News that the central committee of the Wyoming Republican Party narrowly voted (31-29) this weekend to stop recognizing Rep. Liz Cheney as a member of the GOP is hardly surprising. This is the second time her state party has rebuked her, and there have been similar moves by the Republican caucus in Congress. Cheney has loudly and repeatedly denounced former President Donald Trump's incitement of the Jan. 6 insurrection, and that is sufficient to render her radioactive.
But that doesn't mean the GOP has become a Trump-obsessed cult. It means only that directly attacking the former president is unacceptable. Short of that, a range of responses are possible — and that signals that the party remains divided.
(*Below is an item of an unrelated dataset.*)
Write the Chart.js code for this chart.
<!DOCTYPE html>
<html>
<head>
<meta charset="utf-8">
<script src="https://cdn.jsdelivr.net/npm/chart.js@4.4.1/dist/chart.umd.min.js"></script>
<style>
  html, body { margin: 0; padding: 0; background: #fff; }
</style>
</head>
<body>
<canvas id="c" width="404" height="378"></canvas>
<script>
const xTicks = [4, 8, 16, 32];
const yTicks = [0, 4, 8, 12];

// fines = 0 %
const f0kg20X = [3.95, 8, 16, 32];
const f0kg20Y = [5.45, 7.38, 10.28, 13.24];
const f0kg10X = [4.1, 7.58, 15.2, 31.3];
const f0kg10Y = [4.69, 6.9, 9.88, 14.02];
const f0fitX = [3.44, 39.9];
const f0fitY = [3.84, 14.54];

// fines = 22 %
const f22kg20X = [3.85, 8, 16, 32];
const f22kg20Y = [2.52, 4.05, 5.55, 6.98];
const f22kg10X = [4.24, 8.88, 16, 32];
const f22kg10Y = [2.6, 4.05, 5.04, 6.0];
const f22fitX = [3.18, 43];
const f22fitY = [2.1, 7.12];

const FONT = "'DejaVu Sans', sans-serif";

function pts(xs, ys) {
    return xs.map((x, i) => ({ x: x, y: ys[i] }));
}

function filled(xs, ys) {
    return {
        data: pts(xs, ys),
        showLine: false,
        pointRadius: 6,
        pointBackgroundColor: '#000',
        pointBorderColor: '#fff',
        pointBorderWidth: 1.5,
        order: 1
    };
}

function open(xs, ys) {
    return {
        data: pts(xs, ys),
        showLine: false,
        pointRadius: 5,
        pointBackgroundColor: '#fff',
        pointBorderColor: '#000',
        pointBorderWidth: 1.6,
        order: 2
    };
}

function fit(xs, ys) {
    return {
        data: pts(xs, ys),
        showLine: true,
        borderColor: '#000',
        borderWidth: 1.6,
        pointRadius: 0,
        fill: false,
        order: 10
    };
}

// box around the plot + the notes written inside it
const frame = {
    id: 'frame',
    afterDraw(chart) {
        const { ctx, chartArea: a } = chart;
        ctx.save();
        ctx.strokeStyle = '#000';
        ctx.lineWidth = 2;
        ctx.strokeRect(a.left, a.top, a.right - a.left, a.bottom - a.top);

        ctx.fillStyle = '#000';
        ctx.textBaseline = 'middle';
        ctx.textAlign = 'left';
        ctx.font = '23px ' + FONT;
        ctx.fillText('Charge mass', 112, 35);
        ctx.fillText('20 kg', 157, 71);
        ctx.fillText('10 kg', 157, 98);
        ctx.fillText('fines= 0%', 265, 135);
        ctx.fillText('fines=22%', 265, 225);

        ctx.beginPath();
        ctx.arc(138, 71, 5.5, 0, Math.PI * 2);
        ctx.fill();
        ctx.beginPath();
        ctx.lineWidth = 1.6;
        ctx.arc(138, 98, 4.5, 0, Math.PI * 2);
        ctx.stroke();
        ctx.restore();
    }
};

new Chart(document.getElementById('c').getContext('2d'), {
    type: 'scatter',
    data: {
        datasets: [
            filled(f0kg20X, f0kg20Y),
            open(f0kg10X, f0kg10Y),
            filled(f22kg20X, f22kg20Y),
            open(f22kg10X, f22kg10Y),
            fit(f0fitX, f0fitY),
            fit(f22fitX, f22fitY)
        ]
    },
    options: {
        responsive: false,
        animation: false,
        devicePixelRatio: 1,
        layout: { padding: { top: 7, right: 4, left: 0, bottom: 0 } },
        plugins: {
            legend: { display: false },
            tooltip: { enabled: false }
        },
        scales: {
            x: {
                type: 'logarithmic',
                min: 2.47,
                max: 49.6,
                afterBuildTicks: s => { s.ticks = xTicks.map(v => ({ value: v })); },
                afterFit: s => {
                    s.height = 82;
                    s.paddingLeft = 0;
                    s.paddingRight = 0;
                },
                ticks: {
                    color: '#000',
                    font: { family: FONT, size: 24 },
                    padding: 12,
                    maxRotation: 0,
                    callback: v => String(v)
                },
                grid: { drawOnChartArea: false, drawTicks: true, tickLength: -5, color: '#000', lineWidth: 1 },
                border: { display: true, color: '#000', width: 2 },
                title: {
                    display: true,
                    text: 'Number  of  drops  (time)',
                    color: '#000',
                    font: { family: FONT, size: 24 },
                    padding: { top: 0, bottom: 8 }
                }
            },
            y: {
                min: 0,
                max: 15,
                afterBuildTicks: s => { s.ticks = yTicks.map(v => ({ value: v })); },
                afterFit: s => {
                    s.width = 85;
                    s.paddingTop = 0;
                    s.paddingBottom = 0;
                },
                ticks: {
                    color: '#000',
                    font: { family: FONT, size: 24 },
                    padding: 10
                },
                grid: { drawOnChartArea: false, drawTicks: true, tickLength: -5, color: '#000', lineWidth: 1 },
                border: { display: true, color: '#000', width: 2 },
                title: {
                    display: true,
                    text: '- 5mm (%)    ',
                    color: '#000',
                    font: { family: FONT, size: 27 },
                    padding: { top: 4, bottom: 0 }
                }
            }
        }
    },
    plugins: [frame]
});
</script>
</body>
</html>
Consider the case of Glenn Youngkin, who just won the governor's race in Virginia, a state where Joe Biden beat Trump by 10 points only a year ago. How did Youngkin do it? Not by bashing Trump, but by ignoring him whenever possible. The result was a campaign broadly continuous with the kind of race former President George W. Bush (or his vice president, Dick Cheney, Liz Cheney's father) might have run. That points to considerable continuity within the Republican Party over the past couple of decades.
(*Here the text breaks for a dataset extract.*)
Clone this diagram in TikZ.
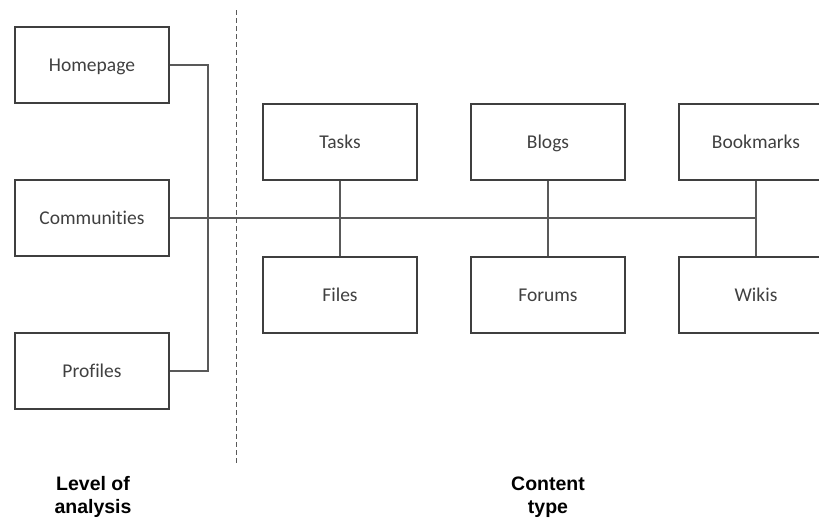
\documentclass[tikz,border=0pt]{standalone}
\usepackage{fontspec}
\setmainfont{Carlito}[Ligatures={NoCommon}]
\newfontfamily\labelfont{Liberation Sans}
\definecolor{boxline}{HTML}{3F3F3F}
\definecolor{linkline}{HTML}{595959}
\definecolor{boxtext}{HTML}{404040}
\begin{document}
\begin{tikzpicture}[x=1pt,y=-1pt,
  itembox/.style={draw=boxline,line width=1.3pt,minimum width=154pt,minimum height=76pt,
    inner sep=0pt,text height=12.6pt,text depth=0pt,text=boxtext,font=\fontsize{19.5}{22}\selectfont},
  link/.style={draw=linkline,line width=1.4pt},
  axislabel/.style={font=\labelfont\bfseries\fontsize{19.5}{23}\selectfont,align=center,text=black}]
\useasboundingbox (0,0) rectangle (819,520);
\begin{scope}
\clip (0,0) rectangle (819,520);
% left column: level of analysis
\node[itembox] (home) at (92,65) {Homepage};
\node[itembox] (comm) at (92,218) {Communities};
\node[itembox] (prof) at (92,371) {Profiles};
% right block: content types
\node[itembox] (tasks) at (340,142) {Tasks};
\node[itembox] (files) at (340,295) {Files};
\node[itembox] (blogs) at (548,142) {Blogs};
\node[itembox] (forums) at (548,295) {Forums};
\node[itembox] (bmarks) at (756,142) {Bookmarks};
\node[itembox] (wikis) at (756,295) {Wikis};
% bracket joining the three levels
\coordinate (jt) at (208,65);
\coordinate (jb) at (208,371);
\draw[link] (home.east) -- (jt) -- (jb) -- (prof.east);
% main spine
\coordinate (spineend) at (bmarks.south |- comm.east);
\draw[link] (comm.east) -- (spineend);
\draw[link] (tasks.south) -- (files.north);
\draw[link] (blogs.south) -- (forums.north);
\draw[link] (bmarks.south) -- (wikis.north);
% divider
\coordinate (dtop) at (236,10);
\coordinate (dbot) at (236,465);
\draw[draw=linkline,line width=1pt,dash pattern=on 5pt off 3pt] (dtop) -- (dbot);
\end{scope}
\node[axislabel] (lvl) at (93,497) {Level of\\analysis};
\node[axislabel] (ctype) at (548,497) {Content\\type};
\end{tikzpicture}
\end{document}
But that kind of campaign wouldn't work in Wyoming, or in Arizona, where the GOP has, if anything, fallen even further down the rabbit hole of Trumpian conspiracy theorizing about stolen elections. There are plenty of deep-red House districts around the country where you need to prove yourself a fire-breathing lunatic to prevail. But there are plenty of other places (like Virginia) where such irresponsible antics will doom a candidate.
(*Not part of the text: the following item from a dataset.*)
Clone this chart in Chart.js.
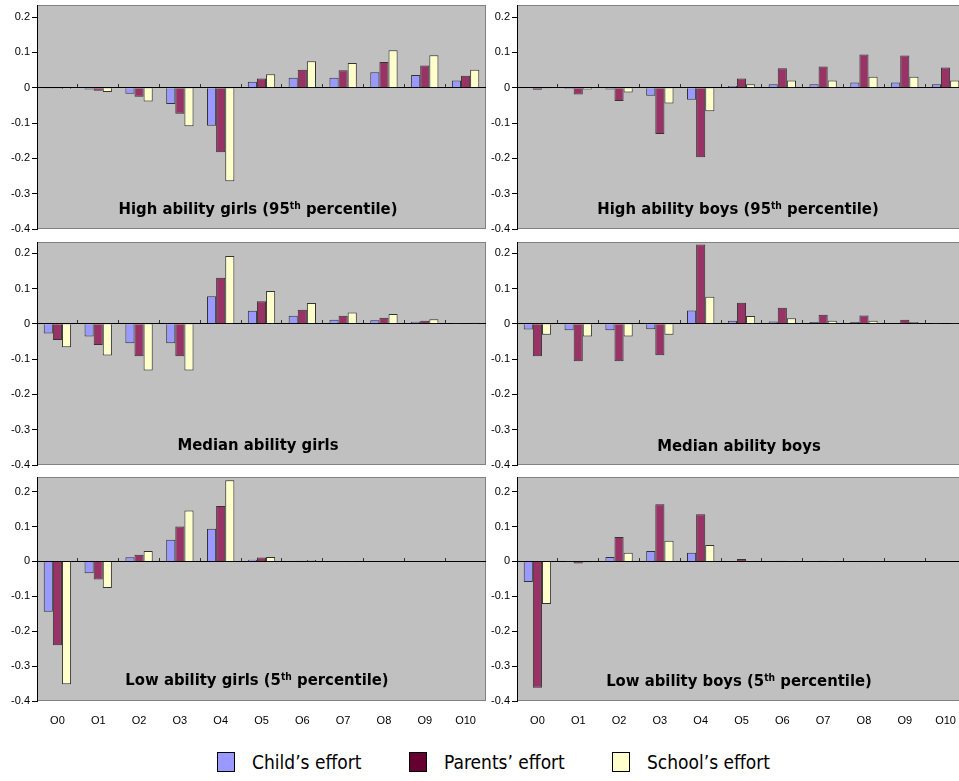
<!DOCTYPE html>
<html>
<head>
<meta charset="utf-8">
<script src="https://cdn.jsdelivr.net/npm/chart.js@4.4.0/dist/chart.umd.min.js"></script>
<style>
  html, body { margin: 0; padding: 0; background: #fff; overflow: hidden; width: 959px; height: 781px; }
  canvas { position: absolute; }
  .title {
    position: absolute; white-space: nowrap; color: #000;
    font-family: "DejaVu Sans Condensed", "DejaVu Sans", sans-serif;
    font-weight: bold; font-size: 16.5px; line-height: 1;
    transform: translate(-50%, -50%);
  }
  .title sup { font-size: 0.62em; vertical-align: 0.5em; line-height: 0; }
  .item { position: absolute; top: 752px; height: 20px; font-family: "DejaVu Sans Condensed", "DejaVu Sans", sans-serif; font-size: 19px; line-height: 20px; color: #000; white-space: nowrap; }
  .box { position: absolute; left: 0; top: 0; width: 16px; height: 18px; border: 1px solid #000; }
  .item span.txt { position: absolute; left: 35px; top: 0; }
</style>
</head>
<body>
<canvas id="c1" style="left:0;top:0"></canvas>
<canvas id="c2" style="left:486px;top:0"></canvas>
<canvas id="c3" style="left:0;top:236px"></canvas>
<canvas id="c4" style="left:486px;top:236px"></canvas>
<canvas id="c5" style="left:0;top:472px"></canvas>
<canvas id="c6" style="left:486px;top:472px"></canvas>

<div class="title" style="left:258px;top:209px">High ability girls (95<sup>th</sup> percentile)</div>
<div class="title" style="left:738px;top:209px">High ability boys (95<sup>th</sup> percentile)</div>
<div class="title" style="left:258px;top:445px">Median ability girls</div>
<div class="title" style="left:739px;top:446px">Median ability boys</div>
<div class="title" style="left:257px;top:680px">Low ability girls (5<sup>th</sup> percentile)</div>
<div class="title" style="left:739px;top:681px">Low ability boys (5<sup>th</sup> percentile)</div>

<div class="item" style="left:217px"><div class="box" style="background:#9999FF"></div><span class="txt">Child’s effort</span></div>
<div class="item" style="left:409px"><div class="box" style="background:#660033"></div><span class="txt">Parents’ effort</span></div>
<div class="item" style="left:612px"><div class="box" style="background:#FFFFCC"></div><span class="txt">School’s effort</span></div>

<script>
const categories = ['Q0', 'Q1', 'Q2', 'Q3', 'Q4', 'Q5', 'Q6', 'Q7', 'Q8', 'Q9', 'Q10'];
const yTicks = [-0.4, -0.3, -0.2, -0.1, 0, 0.1, 0.2];

const highGirlsChild   = [-0.002, -0.005, -0.017, -0.046, -0.108, 0.017, 0.028, 0.028, 0.044, 0.036, 0.020];
const highGirlsParents = [-0.002, -0.009, -0.026, -0.074, -0.183, 0.026, 0.051, 0.049, 0.073, 0.063, 0.034];
const highGirlsSchool  = [-0.004, -0.012, -0.039, -0.109, -0.265, 0.038, 0.075, 0.070, 0.106, 0.092, 0.051];

const highBoysChild   = [-0.001, -0.004, -0.005, -0.023, -0.034, 0.005, 0.010, 0.010, 0.015, 0.015, 0.010];
const highBoysParents = [-0.006, -0.019, -0.038, -0.131, -0.197, 0.026, 0.055, 0.060, 0.094, 0.091, 0.057];
const highBoysSchool  = [-0.002, -0.005, -0.014, -0.045, -0.067, 0.010, 0.020, 0.020, 0.031, 0.031, 0.020];

const medGirlsChild   = [-0.027, -0.036, -0.055, -0.055, 0.078, 0.037, 0.023, 0.012, 0.010, 0.006, 0.001];
const medGirlsParents = [-0.046, -0.060, -0.092, -0.092, 0.131, 0.064, 0.040, 0.023, 0.017, 0.009, 0.001];
const medGirlsSchool  = [-0.066, -0.090, -0.132, -0.132, 0.192, 0.093, 0.059, 0.032, 0.028, 0.013, 0.003];

const medBoysChild   = [-0.016, -0.018, -0.018, -0.015, 0.038, 0.009, 0.007, 0.005, 0.005, 0.002, 0.001];
const medBoysParents = [-0.092, -0.106, -0.106, -0.089, 0.225, 0.060, 0.046, 0.026, 0.024, 0.012, 0.002];
const medBoysSchool  = [-0.031, -0.036, -0.036, -0.031, 0.077, 0.022, 0.016, 0.009, 0.009, 0.005, 0.001];

const lowGirlsChild   = [-0.144, -0.034, 0.012, 0.062, 0.094, 0.005, 0.002, 0.000, 0, 0, 0];
const lowGirlsParents = [-0.240, -0.052, 0.019, 0.100, 0.159, 0.011, 0.002, 0.001, 0, 0, 0];
const lowGirlsSchool  = [-0.352, -0.076, 0.030, 0.146, 0.233, 0.013, 0.004, 0.002, 0, 0, 0];

const lowBoysChild   = [-0.059, -0.001, 0.013, 0.030, 0.025, 0.001, 0.002, 0.001, 0.000, 0, 0];
const lowBoysParents = [-0.362, -0.006, 0.070, 0.164, 0.135, 0.007, 0.002, 0.002, 0.002, 0, 0];
const lowBoysSchool  = [-0.122, -0.002, 0.025, 0.059, 0.047, 0.002, 0.002, 0.002, 0.000, 0, 0];

const seriesNames = ['Child’s effort', 'Parents’ effort', 'School’s effort'];

// grey plot area with a thin frame, like the Excel original
const plotBackground = {
  id: 'plotBackground',
  beforeDraw(chart) {
    const { ctx, chartArea: a } = chart;
    ctx.save();
    ctx.fillStyle = '#C0C0C0';
    ctx.fillRect(a.left, a.top, a.width, a.height);
    ctx.strokeStyle = '#808080';
    ctx.lineWidth = 1;
    ctx.strokeRect(a.left + 0.5, a.top + 0.5, a.width - 1, a.height - 1);
    ctx.restore();
  }
};

const tickFont = { family: 'Liberation Sans, Arial, sans-serif', size: 11 };

function makePanel(id, width, height, child, parents, school, opts) {
  const el = document.getElementById(id);
  el.width = width;
  el.height = height;
  el.style.width = width + 'px';
  el.style.height = height + 'px';
  return new Chart(el, {
    type: 'bar',
    data: {
      labels: categories,
      datasets: [
        { label: seriesNames[0], data: child, backgroundColor: '#9999FF', borderColor: '#333333', borderWidth: 1 },
        { label: seriesNames[1], data: parents, backgroundColor: '#993366', borderColor: '#333333', borderWidth: 1 },
        { label: seriesNames[2], data: school, backgroundColor: '#FFFFCC', borderColor: '#333333', borderWidth: 1 }
      ]
    },
    options: {
      responsive: false,
      animation: false,
      layout: { padding: { top: opts.padTop, bottom: opts.padBottom, left: 0, right: 0 } },
      datasets: { bar: { categoryPercentage: 0.67, barPercentage: 1.0 } },
      plugins: { legend: { display: false }, tooltip: { enabled: false } },
      scales: {
        x: {
          display: opts.showX,
          offset: true,
          grid: { display: false },
          border: { display: false },
          ticks: { color: '#000', font: tickFont, padding: 5, maxRotation: 0, autoSkip: false },
          afterFit: s => { s.height = opts.showX ? 23 : 0; s.paddingLeft = 0; s.paddingRight = 0; }
        },
        x0: {
          type: 'category',
          labels: categories,
          offset: true,
          position: { y: 0 },
          ticks: { display: false },
          grid: { display: true, drawOnChartArea: false, drawTicks: true, tickLength: -4, offset: true, color: '#333333' },
          border: { display: true, color: '#000', width: 1 }
        },
        y: {
          min: -0.4,
          max: opts.yMax,
          afterBuildTicks: s => { s.ticks = yTicks.map(v => ({ value: v })); },
          afterFit: s => { s.width = opts.axisWidth; s.paddingTop = 0; s.paddingBottom = 0; },
          ticks: { color: '#000', font: tickFont, padding: 2, callback: v => String(Math.round(v * 10) / 10) },
          grid: { display: true, drawOnChartArea: false, tickLength: 5, color: '#000' },
          border: { display: true, color: '#000', width: 1 }
        }
      }
    },
    plugins: [plotBackground]
  });
}

makePanel('c1', 486, 236, highGirlsChild, highGirlsParents, highGirlsSchool, { showX: false, yMax: 0.234, padTop: 5, padBottom: 7, axisWidth: 37 });
makePanel('c2', 480, 236, highBoysChild, highBoysParents, highBoysSchool, { showX: false, yMax: 0.234, padTop: 5, padBottom: 7, axisWidth: 31 });
makePanel('c3', 486, 236, medGirlsChild, medGirlsParents, medGirlsSchool, { showX: false, yMax: 0.232, padTop: 6, padBottom: 7, axisWidth: 37 });
makePanel('c4', 480, 236, medBoysChild, medBoysParents, medBoysSchool, { showX: false, yMax: 0.232, padTop: 6, padBottom: 7, axisWidth: 31 });
makePanel('c5', 486, 260, lowGirlsChild, lowGirlsParents, lowGirlsSchool, { showX: true, yMax: 0.242, padTop: 5, padBottom: 8, axisWidth: 37 });
makePanel('c6', 480, 260, lowBoysChild, lowBoysParents, lowBoysSchool, { showX: true, yMax: 0.242, padTop: 5, padBottom: 8, axisWidth: 31 });
</script>
</body>
</html>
This division will serve as a strength for the GOP in the 2022 midterms, just as Democratic fissures separating progressives and moderates helped fuel gains for the party in the 2018 midterms. Dividing and conquering is usually a good strategy when there's no need for the party to settle on a single ticket. Candidates can make very different appeals to very different sets of voters.
The question is what the consequences of GOP division will be in 2024, when Republicans will need to settle on a standard-bearer. If Trump runs, it looks like he will easily prevail in that contest. That will make many Republicans happy. But in the general election, will Youngkin voters pull the lever for Trump in greater numbers than they did in 2020? I doubt it — unless loathing for Biden (or whichever Democrat runs instead) holds the GOP together as effectively as hatred for Trump did for Democrats in last year's vote.
Both major parties are marked by division. And both increasingly have only negative partisanship to overcome it.